= H. R. Stoneback =

American academic, poet and folk singer (1941–2021)

Harry Robert Stoneback (July 14, 1941 - December 22, 2021) was an American academic, poet, and folk singer. A Hemingway, Durrell, and Faulkner scholar of international distinction, Stoneback — who, as an itinerant musician in the early 1960s, collaborated with Jerry Jeff Walker (a period immortalized in Walker's 1970 song "Stoney") and played with Bob Dylan at Gerde's Folk City shortly after Dylan's arrival in New York — is best known for illuminating the religious and folkloric undertones of Modernist and allied regional literatures in more than 100 essays. In 2002, Joe Haldeman characterized Stoneback as the "eminence grise" of Hemingway studies. He served as president of the Ernest Hemingway Society from 2014 to 2017. Beginning in the 1990s, Stoneback also played an integral role in the critical reappraisal of Richard Aldington and Elizabeth Madox Roberts, co-editing two anthologies of literary criticism about Roberts and serving as honorary director of the Elizabeth Madox Roberts Society.

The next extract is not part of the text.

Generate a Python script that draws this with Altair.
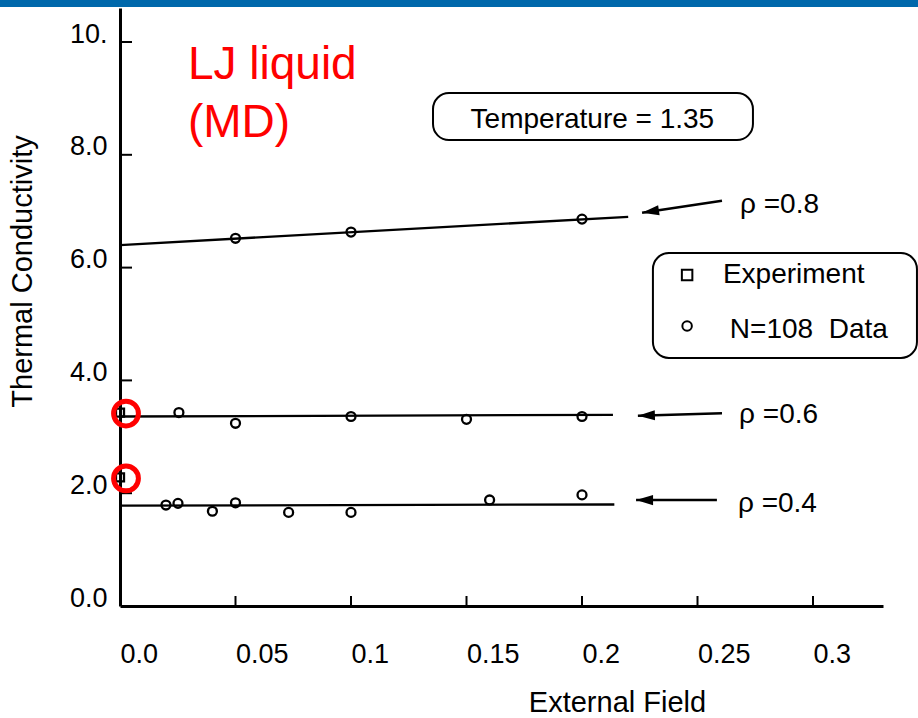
import altair as alt
import pandas as pd

# ---- data -----------------------------------------------------------------
# Fitted lines, one pair of end points per density
fit_density = ["0.8", "0.8", "0.6", "0.6", "0.4", "0.4"]
fit_field = [0.0, 0.22, 0.0, 0.2134, 0.0, 0.214]
fit_k = [6.40, 6.90, 3.36, 3.39, 1.78, 1.80]

# N=108 simulation results
sim_density = ["0.8"] * 3 + ["0.6"] * 5 + ["0.4"] * 8
sim_field = [0.05, 0.10, 0.20,
             0.0255, 0.05, 0.10, 0.15, 0.20,
             0.0199, 0.0251, 0.040, 0.05, 0.073, 0.10, 0.16, 0.20]
sim_k = [6.52, 6.63, 6.86,
         3.43, 3.24, 3.36, 3.31, 3.36,
         1.79, 1.82, 1.68, 1.83, 1.66, 1.66, 1.88, 1.97]

# Experimental values at zero field
exp_density = ["0.6", "0.4"]
exp_field = [0.0, 0.0]
exp_k = [3.43, 2.28]

# Density labels with their arrows (tail, tip, label anchor)
rho_labels = ["\u03c1 =0.8", "\u03c1 =0.6", "\u03c1 =0.4"]
arrow_tail_x = [0.2606, 0.2606, 0.2584]
arrow_tail_k = [7.186, 3.417, 1.879]
arrow_tip_x = [0.2260, 0.2242, 0.2234]
arrow_tip_k = [6.973, 3.374, 1.879]
arrow_angle = [351.5, 358.4, 0.0]
label_x = [0.2684, 0.2680, 0.2675]
label_k = [6.973, 3.245, 1.667]

x_ticks = [0.0, 0.05, 0.10, 0.15, 0.20, 0.25, 0.30]
y_ticks = [0, 2, 4, 6, 8, 10]

FONT = "Liberation Sans"

# ---- scales & axes ---------------------------------------------------------
xs = alt.Scale(domain=[0, 0.3303], nice=False, zero=False)
ys = alt.Scale(domain=[0, 10.603], nice=False, zero=False)

x_axis = alt.Axis(
    title="External Field", values=x_ticks,
    labelExpr="datum.value == 0 ? '0.0' : format(datum.value, '~g')",
    grid=False, ticks=False, tickSize=0, labelFlush=False, labelOverlap=False,
    labelAlign="left", labelBaseline="alphabetic", labelPadding=56,
    labelFont=FONT, labelFontSize=27, labelColor="black",
    domainColor="black", domainWidth=3,
    titleFont=FONT, titleFontSize=29, titleFontWeight="normal", titleColor="black",
    titleX=497, titleY=105, titleAlign="center", titleBaseline="alphabetic",
)
y_axis = alt.Axis(
    title="Thermal Conductivity", values=y_ticks,
    labelExpr="datum.value == 10 ? '10.' : format(datum.value, '.1f')",
    grid=False, ticks=False, tickSize=0, labelFlush=False, labelOverlap=False,
    labelAlign="right", labelBaseline="alphabetic", labelPadding=13,
    labelFont=FONT, labelFontSize=27, labelColor="black",
    domainColor="black", domainWidth=3,
    titleFont=FONT, titleFontSize=29, titleFontWeight="normal", titleColor="black",
    titleAngle=270, titleX=-98, titleY=263, titleAlign="center", titleBaseline="middle",
)


def X(f):
    return alt.X(f, type="quantitative", scale=xs, axis=x_axis)


def Y(f):
    return alt.Y(f, type="quantitative", scale=ys, axis=y_axis)


fit = pd.DataFrame({"density": fit_density, "field": fit_field, "k": fit_k})
sim = pd.DataFrame({"density": sim_density, "field": sim_field, "k": sim_k})
exp = pd.DataFrame({"density": exp_density, "field": exp_field, "k": exp_k})
arrows = pd.DataFrame({
    "label": rho_labels, "tx": arrow_tail_x, "tk": arrow_tail_k,
    "hx": arrow_tip_x, "hk": arrow_tip_k, "ang": arrow_angle,
    "lx": label_x, "lk": label_k,
})
xt = pd.DataFrame({"field": x_ticks[1:]})
yt = pd.DataFrame({"k": y_ticks[1:]})
one = pd.DataFrame({"d": [0]})

# ---- layers ----------------------------------------------------------------
top_bar = alt.Chart(one).mark_rect(color="#0068AB").encode(
    x=alt.value(-120), x2=alt.value(798), y=alt.value(-8), y2=alt.value(-1)
)

x_tick_marks = alt.Chart(xt).mark_rule(color="black", strokeWidth=2).encode(
    x=X("field"), y=alt.value(598), y2=alt.value(588)
)
y_tick_marks = alt.Chart(yt).mark_rule(color="black", strokeWidth=2).encode(
    y=Y("k"), x=alt.value(0), x2=alt.value(12)
)

fit_lines = alt.Chart(fit).mark_line(color="black", strokeWidth=2.3).encode(
    x=X("field"), y=Y("k"), detail="density:N"
)

sim_points = alt.Chart(sim).mark_point(
    shape="circle", size=80, filled=False, color="black", strokeWidth=2.3, opacity=1
).encode(x=X("field"), y=Y("k"))

exp_points = alt.Chart(exp).mark_point(
    shape="square", size=64, filled=False, color="black", strokeWidth=2.3, opacity=1
).encode(x=X("field"), y=Y("k"))

exp_rings = alt.Chart(exp).mark_point(
    shape="circle", size=616, filled=False, color="#FF0000", strokeWidth=5,
    opacity=1, xOffset=6, yOffset=1
).encode(x=X("field"), y=Y("k"))

arrow_shafts = alt.Chart(arrows).mark_rule(color="black", strokeWidth=2.5).encode(
    x=X("tx"), y=Y("tk"), x2="hx", y2="hk"
)
arrow_heads = alt.Chart(arrows).mark_point(
    shape="M0,0L2,-0.6L2,0.6Z", size=289, filled=True, color="black", opacity=1
).encode(x=X("hx"), y=Y("hk"), angle=alt.Angle("ang:Q", scale=None))

rho_text = alt.Chart(arrows).mark_text(
    font=FONT, fontSize=28, align="left", baseline="alphabetic", color="black"
).encode(x=X("lx"), y=Y("lk"), text="label:N")

# Temperature box
temp_df = pd.DataFrame({"x0": [0.1355], "x1": [0.274], "k0": [9.096], "k1": [8.262],
                        "cx": [0.2045], "bk": [8.47], "t": ["Temperature = 1.35"]})
temp_box = alt.Chart(temp_df).mark_rect(
    fill="white", stroke="black", strokeWidth=2, cornerRadius=16
).encode(x=X("x0"), x2="x1", y=Y("k0"), y2="k1")
temp_text = alt.Chart(temp_df).mark_text(
    font=FONT, fontSize=28, align="center", baseline="alphabetic", color="black"
).encode(x=X("cx"), y=Y("bk"), text="t:N")

# Legend box
leg_df = pd.DataFrame({"x0": [0.2307], "x1": [0.345], "k0": [6.259], "k1": [4.397]})
leg_box = alt.Chart(leg_df).mark_rect(
    fill="white", stroke="black", strokeWidth=2, cornerRadius=16
).encode(x=X("x0"), x2="x1", y=Y("k0"), y2="k1")
leg_items = pd.DataFrame({
    "sx": [0.2455, 0.2455], "sk": [5.869, 4.965],
    "tx": [0.261, 0.264], "tk": [5.72, 4.746],
    "t": ["Experiment", "N=108\u00a0 Data"], "shape": ["square", "circle"],
})
leg_square = alt.Chart(leg_items.iloc[[0]]).mark_point(
    shape="square", size=110, filled=False, color="black", strokeWidth=2, opacity=1
).encode(x=X("sx"), y=Y("sk"))
leg_circle = alt.Chart(leg_items.iloc[[1]]).mark_point(
    shape="circle", size=90, filled=False, color="black", strokeWidth=2, opacity=1
).encode(x=X("sx"), y=Y("sk"))
leg_text = alt.Chart(leg_items).mark_text(
    font=FONT, fontSize=28, align="left", baseline="alphabetic", color="black"
).encode(x=X("tx"), y=Y("tk"), text="t:N")

# Red heading
head_df = pd.DataFrame({"x": [0.0294, 0.0294], "k": [9.339, 8.321], "t": ["LJ liquid", "(MD)"]})
heading = alt.Chart(head_df).mark_text(
    font=FONT, fontSize=46, align="left", baseline="alphabetic", color="#FF0000"
).encode(x=X("x"), y=Y("k"), text="t:N")

chart = alt.layer(
    top_bar, x_tick_marks, y_tick_marks, fit_lines, exp_points, sim_points,
    exp_rings, arrow_shafts, arrow_heads, rho_text, temp_box, temp_text,
    leg_box, leg_square, leg_circle, leg_text, heading,
).properties(
    width=763, height=598,
    autosize=alt.AutoSizeParams(type="none"),
    padding={"left": 120, "top": 8, "right": 35, "bottom": 112},
    background="white",
).configure_view(stroke=None)

chart.save("out.html", embed_options={"renderer": "svg", "actions": False})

A former senior Fulbright scholar at Peking University, Saint-John Perse fellow of the French-American Foundation in Aix-en-Provence and visiting professor at the University of Paris (where he concurrently served as director of the now-defunct American Center for Students and Artists), he primarily taught at the State University of New York at New Paltz from 1969 onward, retiring as distinguished teaching professor emeritus of English in 2019. Concurrently, he served as curator of the Norman Studer Archives at the college (as an affiliate of its now-defunct Carl Carmer Center for Catskill Mountain and Hudson River Studies) from 1978 to 2001. A 1965 graduate of Rutgers University–Camden, he subsequently earned an M.A. in English from the University of Hawaiʻi at Mānoa before receiving his Ph.D. in the discipline from Vanderbilt University in 1970.

Commenting on Stoneback's Hemingway's Paris: Our Paris?, Valerie Hemingway (a writer and longtime Stoneback friend who served as Ernest Hemingway's private secretary in 1959-60 prior to a 1967-89 marriage to Gloria Hemingway) wrote, "H.R. Stoneback knows his Hemingway and his Paris. I had the incomparable experience of visiting Paris twice while working for Ernest Hemingway in 1959. I viewed the city at the side of the writer while he added the finishing touches to A Moveable Feast. Professor Stoneback's evocation of Hemingway's Paris of the 1920s is as close as I have come since to reliving those Paris days in the company of Ernest Hemingway. Reading this book will be a treat for all who love Hemingway and Paris, and a pleasant surprise for all readers."

Throughout his academic and literary career, Stoneback continued to perform in a nightclub-oriented folk/country duo with his wife, Jane Arden "Sparrow" Stoneback, under the imprimatur of Stoney and Sparrow. According to a 2019 obituary, they "played all over the United States, and they have the distinction of having the first English language album to sell over 1 million copies in China." The couple "lived in Nashville during [Stoneback's] years as a [doctoral] student at Vanderbilt, and they were very active in the Nashville music scene." Stoneback "often included original song performances at the poetry readings he gave across the country."

==Recent publications==
Hemingway's Paris: Our Paris? New Street Communications, LLC. 2010.
Hurricane Hymn & Other Poems. Codhill Press, 2009.